Trend #5: Focus on Accessibility, Security, and Compliance Assurance
As regulatory demands such as GDPR, the EU AI Act and HIPAA increase and cybersecurity risks grow, UAT and quality assurance are placing greater emphasis on automated compliance testing. In many cases, software teams are required to document and validate security, privacy and accessibility measures during development, including the user acceptance testing stage.
Security testing is now embedded into UAT workflows, including user data protection validation, particularly in regulated sectors like finance and healthcare. Automated tools, often powered by AI, scan for compliance issues, monitor vulnerabilities, and assess ethical AI behavior during user validation. Modern frameworks incorporate built-in compliance tests and vulnerability scans to ensure applications meet global standards.
This shift ensures software is not only technically sound, but also legally and ethically deployable. By 2026, security and compliance will be a core component of UAT – rather than a separate concern – providing added transparency and accountability.
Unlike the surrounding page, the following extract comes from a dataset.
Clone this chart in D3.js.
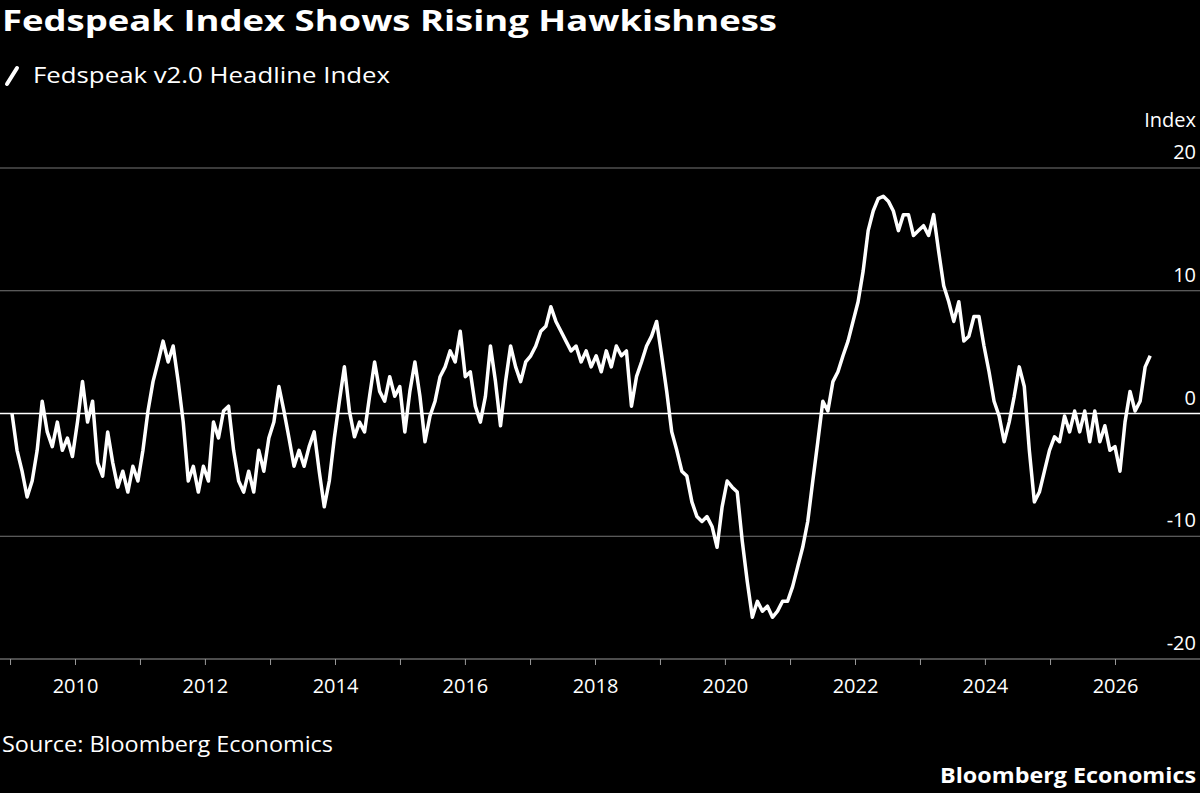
<!DOCTYPE html>
<html><head><meta charset="utf-8">
<script src="https://cdn.jsdelivr.net/npm/d3@7"></script>
<style>body{margin:0;background:#000}text{font-family:"Open Sans","DejaVu Sans",sans-serif}</style>
</head><body><svg id="c" width="1200" height="793"></svg>
<script>
const title = "Fedspeak Index Shows Rising Hawkishness";
const legendLabel = "Fedspeak v2.0 Headline Index";
const yTicks = [20, 10, 0, -10, -20];
const xTickYears = [2010,2012,2014,2016,2018,2020,2022,2024,2026];
const startDate = "2009-01-12";
const stepDays = 28.3;
const values = [0,-3,-4.7,-6.8,-5.5,-3,1,-1.5,-2.7,-0.7,-3,-2,-3.5,-0.7,2.6,-0.7,1,-4,-5.1,-1.5,-4,-6,-4.7,-6.4,-4.3,-5.5,-3,0.2,2.6,4.2,5.9,4.2,5.5,2.6,-0.7,-5.5,-4.3,-6.4,-4.3,-5.5,-0.7,-2,0.2,0.6,-3,-5.5,-6.4,-4.7,-6.4,-3,-4.7,-2,-0.7,2.2,0.2,-2,-4.3,-3,-4.3,-2.7,-1.5,-4.7,-7.6,-5.5,-2,1,3.8,0.2,-1.9,-0.7,-1.5,1.4,4.2,1.8,1,3,1.4,2.2,-1.5,1.8,4.2,1.4,-2.3,-0.2,1,3,3.8,5.1,4.2,6.7,3,3.4,0.6,-0.7,1.4,5.5,2.6,-1,2.6,5.5,3.8,2.6,4.2,4.7,5.5,6.7,7.1,8.7,7.5,6.7,5.9,5.1,5.5,4.2,5.1,3.8,4.7,3.4,5.1,3.8,5.5,4.7,5.1,0.6,3,4.2,5.5,6.3,7.5,4.7,1.8,-1.5,-3,-4.7,-5.1,-7.2,-8.4,-8.8,-8.4,-9.2,-10.9,-7.6,-5.5,-6,-6.4,-10.4,-13.7,-16.6,-15.3,-16.1,-15.7,-16.6,-16.1,-15.3,-15.3,-14.1,-12.5,-10.9,-8.8,-5.5,-2.3,1,0.2,2.6,3.4,4.7,5.9,7.5,9.1,11.6,14.9,16.5,17.5,17.7,17.3,16.5,14.9,16.2,16.2,14.5,14.9,15.3,14.5,16.2,13.2,10.4,9.1,7.5,9.1,5.9,6.3,7.9,7.9,5.5,3.4,1,-0.2,-2.3,-0.7,1.4,3.8,2.2,-3,-7.2,-6.4,-4.7,-3,-1.9,-2.3,-0.2,-1.5,0.2,-1.5,0.2,-2.3,0.2,-2.3,-1,-3,-2.7,-4.7,-0.7,1.8,0.2,1,3.8,4.7];

const svg = d3.select("#c");
const dates = values.map((v,i)=>d3.timeHour.offset(new Date(startDate), Math.round(i*stepDays*24)));
const x = d3.scaleTime().domain([new Date(2010,0,1), new Date(2026,0,1)]).range([75,1115]);
const y = d3.scaleLinear().domain([-20,20]).range([659,168]);

svg.append("text").attr("x",2).attr("y",31).attr("fill","#fff").attr("font-size",29).attr("font-weight","bold").attr("textLength",775).attr("lengthAdjust","spacingAndGlyphs").text(title);
svg.append("line").attr("x1",7).attr("y1",84).attr("x2",17).attr("y2",68).attr("stroke","#fff").attr("stroke-width",4).attr("stroke-linecap","round");
svg.append("text").attr("x",33).attr("y",83).attr("fill","#fff").attr("font-size",21).attr("textLength",357).attr("lengthAdjust","spacingAndGlyphs").text(legendLabel);
svg.append("text").attr("x",1196).attr("y",127).attr("text-anchor","end").attr("fill","#fff").attr("font-size",20).text("Index");

yTicks.forEach(t=>{
  if(t!==-20 && t!==0) svg.append("line").attr("x1",0).attr("x2",1200).attr("y1",y(t)).attr("y2",y(t)).attr("stroke","#777").attr("stroke-width",1);
  svg.append("text").attr("x",1196).attr("y",y(t)-9).attr("text-anchor","end").attr("fill","#fff").attr("font-size",20).text(t);
});
svg.append("line").attr("x1",0).attr("x2",1200).attr("y1",y(-20)).attr("y2",y(-20)).attr("stroke","#999");

const xAxis = svg.append("g").attr("transform",`translate(0,${y(-20)})`)
  .call(d3.axisBottom(x).tickValues(d3.timeYear.range(new Date(2009,0,1),new Date(2027,0,1))).tickSize(6).tickFormat(d=>xTickYears.includes(d.getFullYear())?d.getFullYear():""));
xAxis.select(".domain").remove();
xAxis.selectAll("line").attr("stroke","#999");
xAxis.selectAll("text").attr("fill","#fff").attr("font-size",20).attr("dy","1.25em").style("font-family",'"Open Sans","DejaVu Sans",sans-serif');

svg.append("path").datum(values).attr("fill","none").attr("stroke","#fff").attr("stroke-width",3.5).attr("stroke-linejoin","round")
  .attr("d",d3.line().x((d,i)=>x(dates[i])).y(d=>y(d)));
svg.append("line").attr("x1",0).attr("x2",1200).attr("y1",y(0)).attr("y2",y(0)).attr("stroke","#fff").attr("stroke-width",1.5);

svg.append("text").attr("x",2).attr("y",752).attr("fill","#fff").attr("font-size",21).attr("textLength",331).attr("lengthAdjust","spacingAndGlyphs").text("Source: Bloomberg Economics");
svg.append("text").attr("x",1196).attr("y",783).attr("text-anchor","end").attr("fill","#fff").attr("font-size",21).attr("font-weight","bold").attr("textLength",256).attr("lengthAdjust","spacingAndGlyphs").text("Bloomberg Economics");
</script></body></html>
The Modern QA Partner: How Panaya Powers the Future of UAT
Quality assurance is becoming a continuous, intelligence-driven discipline. In 2026, as organizations increasingly adopt AI, shift-right testing, and compliance-focused quality practices, Panaya provides the unified testing platform needed to turn these trends into tangible results. Our solution seamlessly connects UAT to production, eliminating silos between business, QA and IT through pass-the-baton workflows, closed-loop defect management, automated scheduling, and end-to-end visibility.
Panaya combines agentic self-healing automation, full lifecycle visibility and integration with DevOps pipelines to help enterprises test at scale. Our super-friendly, no-code testing platform also allows QA engineers and business users to collaborate directly and independently validate changes. With Panaya you are reducing risk, accelerating delivery, and ensuring every release meets both business goals and user expectations with smoother handoffs, faster releases and greater deployment confidence.
In addition, Panaya’s agentic layer, Seemore, learns your systems, orchestrates hundreds of specialized agents, applies Panaya’s decades of ERP, CRM and testing expertise, and adapts continuously. Instead of static test assets, teams now have living, learning tests that improve with every run. And as a trusted, always-available agentic assistant, Seemore is embedded in the Panaya platform to provide instant responses to natural language interactions.

Key Takeaways
The trends we have explored here reflect a broad shift: UAT is no longer a final checkbox; it’s a continuous, intelligent and strategic function. There are some final things to consider, then, as 2026 gets underway and the world of enterprise testing continues to evolve.
Speed and agility are still key benefits of most new testing optimizations, but testers and test designers must always ensure depth and coverage aren’t sacrificed. This means that upskilling in AI, compliance and leveraging low-code platforms is critical to staying ahead. And as AI becomes a natural part of quality and DevOps processes, transparency remains a valid concern. To enhance trust in such automated outcomes, the UAT team will be counted on to validate and guide agentic decisions. Skills in analytics, domain knowledge and customer experience gain increasing value among UAT professionals, as they evolve into quality strategists, not just bug hunters.